Возникает тема войны. Сын не в состоянии понять, как мог отец пойти добровольцем. Ведь он «видел разрушения», «должен был испытывать страх». Для него, Аугштайна, это «абсолютно непостижимо». Как же так, ты видел, что происходит, и все же пошел добровольцем. И тут сегодняшний Вальзер бросается на защиту Вальзера тогдашнего: Гитлер, втянув нас в войну, добился того, что вся его мерзкая политика исчезала «перед лицом той беды, в которой оказалось отечество». А Вальзер чувствовал себя «единым целым» с тем отечеством и каждого, кто не хотел сражаться, считал «трусом». Сын возражает, он смотрит на это по-другому, а отец распаляется и утверждает, что у сына, выходит, «нет отечества».

И тут мы наблюдаем в чистом виде попытку самооправдания. И оправдания тех, кто добровольно включался в осуществление гитлеровских планов. Иначе это интерпретировать невозможно. Особенно, если вспомнить, к примеру, коллегу Вальзера Генриха Бёлля, который никогда не занимался самооправданием и возмущался, когда это делали другие. К тому же Бёлль оказался на войне отнюдь не добровольно. Он делал все, чтобы любыми способами уйти, не участвовать, быть, как один его герой, в «самовольной отлучке». А другой коллега по имени Альфред Андерш, который тоже отнюдь не по своей воле оказался в вермахте, воспользовался первой же возможностью, чтобы сдаться в плен – на итальянском фронте. Вот его вывод: бывают обстоятельства, когда единственным выходом становится дезертирство.

Сегодняшний Вальзер, как замечает «Шпигель», не испытывает никаких разногласий с самим собой и своими воспоминаниями, не сомневается в их правдивости и своей правоте! Что же, как говорится, бог в помощь…

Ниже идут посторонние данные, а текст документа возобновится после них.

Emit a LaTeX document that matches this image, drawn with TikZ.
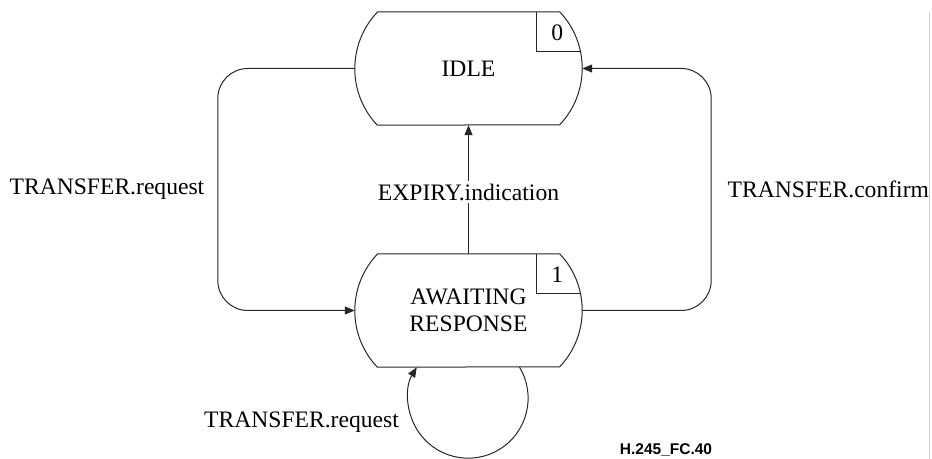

Когда-то, не скрою, я любила многие произведения Вальзера, писала о нем, посвятила ему главу в своей диссертации. Его повесть «На полном скаку» вообще казалась мне написанной про меня. Ну, как у Флобера: Эмма Бовари – это я. Он, видимо, разгадал мой характер и на одной из подаренных мне книг сделал надпись примерно в таком духе: «Ирине, которой наполовину смешно, наполовину страшно».

Мое в высшей степени приязненное отношение к нему как к литератору стало меняться – не в лучшую сторону – где-то на рубеже 80-90-х годов, когда он стал выступать в столь уважаемой мною газете «Цайт» и других изданиях с совершенно непривычными, по сравнению с прошлым, статьями, в которых его взгляд на Германию, ее недавнюю историю, проблемы вины и ответственности оказался в разительном противоречии с тем, что он писал прежде. Точкой отсчета я считаю его известную пьесу «Черный лебедь». Это одно из самых замечательных произведений на тему вины немцев за совершенные в годы нацизма преступления.

Но когда он стал заявлять, уже в 90-е годы, что хватит вспоминать об Освенциме, я была поражена. Ведь именно он больше других, и вполне искренне, писал, что Освенцим будет тяжелым ярмом висеть на совести многих поколений немцев – хотя бы за то, что они это допустили. Я уже упоминала его эссе «Наш Освенцим».

Метаморфоза не из приятных. Бывает, люди меняются, иногда меняются таким образом. И это грустно. Разумеется, я не собираюсь никого поучать, такой самонадеянности у меня нет и в помине. Я просто рассказываю историю, которая показалась мне интересной и требующей раздумий. Впрочем, История всегда к этому располагает.

Зачем, я написала все это? Смысл исторических событий становится более наглядным, когда раскрывается на социопсихологическом и культурологическом фоне, в контексте развития литературы и искусства. Мне хотелось представить опасные повороты немецкой истории минувшего столетия в эстетическом преломлении – глазами немецких писателей, творчество которых воспринималось как предостережение (которому никто не внял), как напоминание о роковой опасности идей расового превосходства, шовинизма, насилия и экспансии. После краха нацистского рейха литература и искусство во многом помогли немцам осознать механизмы, превращающие «нормального» человека сначала в «попутчика», а затем в соучастника кровавых преступлений.

Один из важнейших уроков немецкой истории ХХ века виделся мне в том, что силы национализма, стремящиеся к тоталитарной власти, должны быть остановлены прежде, чем до этой власти дорвутся. Немецкая история четко давала понять, что демократия обязана быть сильной, чтобы противостоять попыткам использования прав и свобод для подрыва и уничтожения самой демократии. Веймарские немцы поняли это слишком поздно и заплатили за это слишком большую цену. Для литературы ФРГ это стало одной из главных тем.